Throwing Stones at a Sinner
"Does The Widow of St. Pierre depict Christlike mercy or an abhorrent offense to justice? Plus: Spy Kids makes the theater safe for the whole family, and critics respond to The Tailor of Panama, Someone Like You, Tomcats, and Series 7."
Jeffrey Overstreet | posted 4/01/2001 12:00AM
The Widow of St. Pierre is proving to be a controversial film among critics, but that is no surprise. Any time a movie grapples openly with the issue of capital punishment, tempers will heat up, and this is the subject's boldest treatment since Dead Man Walking.Director Patrice Leconte's new film is a literary tragedy, based on true events. Lawmakers in the French settlement of St. Pierre, Newfoundland, are eager to acquire a guillotine (a device nicknamed "the widow") to legally behead convicted killer Neel Auguste (Emir Kusturica). The broad-shouldered, wild-haired sailor has in a drunken stupor killed a man who threatened him with a knife. It was, debatably, an unpremeditated and unthinking act, although Auguste's taunting provoked the scuffle. Before a court, he brokenly admits to his crime, although he can hardly remember the specifics. He is nevertheless condemned to death.
The army captain (the magnificent Daniel Auteuil), who acts as a sort of town sheriff, locks up the dejected criminal in a cell at his home. Madame La, the captain's spirited wife (played by the radiant Juliette Binoche), decides to teach Auguste something about responsibility and goodness.

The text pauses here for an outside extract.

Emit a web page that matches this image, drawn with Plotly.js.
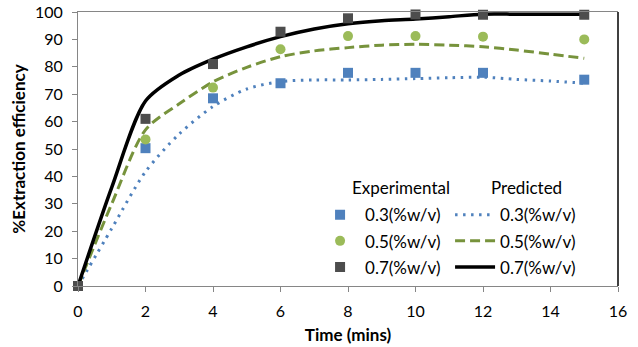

She allows him to work on their home and begins teaching him to read. Slowly, neighbors grow curious. Maybe Auguste isn't a hardened killer. Maybe they rashly judged him for what was really a terrible moment of immaturity. At the Hollywood Jesus Web site, the film's central issue is clearly summed up. "This film helps us to question the appropriateness of capital punishment. Do people change? Neel Auguste certainly did. Do we do anything, as Madame La did, to bring change into their lives or do we simply seek to punish them and treat them cruelly?"
The community's doubts are turned to admiration when Auguste bravely saves an imperiled neighbor from certain death. Madame La is overjoyed. But the local lawmakers are incensed, sensing a threat to their authority. They don't want to face Auguste's humanity; they want to look on him as a dangerous beast.
The film does not, in my opinion, adequately explore the seriousness and repercussions of Auguste's crime, however unpremeditated or foolish. And perhaps the rehabilitation of the brute is a bit romanticized—Auguste happily goes about repairing roofs, gardening, and studying. Chicago Reader critic Jonathan Rosenbaum believes that the movie favors Auguste's conscientious redeemers too clearly, but he isn't bothered by that: "It is true that the movie stacks the deck in Auguste's favor and displays no curiosity about the murder victim—a form of indirect dramatic expediency. Yet if one believes, as I do, that capital punishment is both barbaric and ineffectual as a deterrent against crime, then the deck stacking is no more objectionable than the casting of big stars to play the sexy leads." David Denby at The New Yorker is not as generous, saying the film, "for all its stern moral conviction, manages to duck the only question worth asking: would a less sympathetic murderer be worth saving from the blade?"
Another moral dilemma presents itself when Auguste and Madame La discover the first inklings of an attraction to each other. With her husband so often "gone on business," perhaps it is loneliness, perhaps memories, that kindles the tension between her and this sometimes gentle giant. When Auguste, who still has a lot of growing up to do, impregnates a willing and eager local woman, he then tries to rectify the situation by marrying her. Madame La looks on with mixed feelings. This chapter got Roger Ebert's attention. "It's not that she wants to be [Auguste's] lover; in the 1850s such a thought would probably not occur," the Chicago Sun-Times critic writes. "It's that she is happy for him, and is marrying him and having his child vicariously. And Le Captaine knows that, and loves her the more for it." Le Captaine is concerned about the intense platonic relationship between his wife and a strange man, but he trusts and understands her. Unspoken glances between husband and wife suggest that perhaps Le Captaine himself was once untamed and undisciplined. His trust is well-placed; Madame La resists temptation and runs into her husband's arms with a renewed appreciation for his love.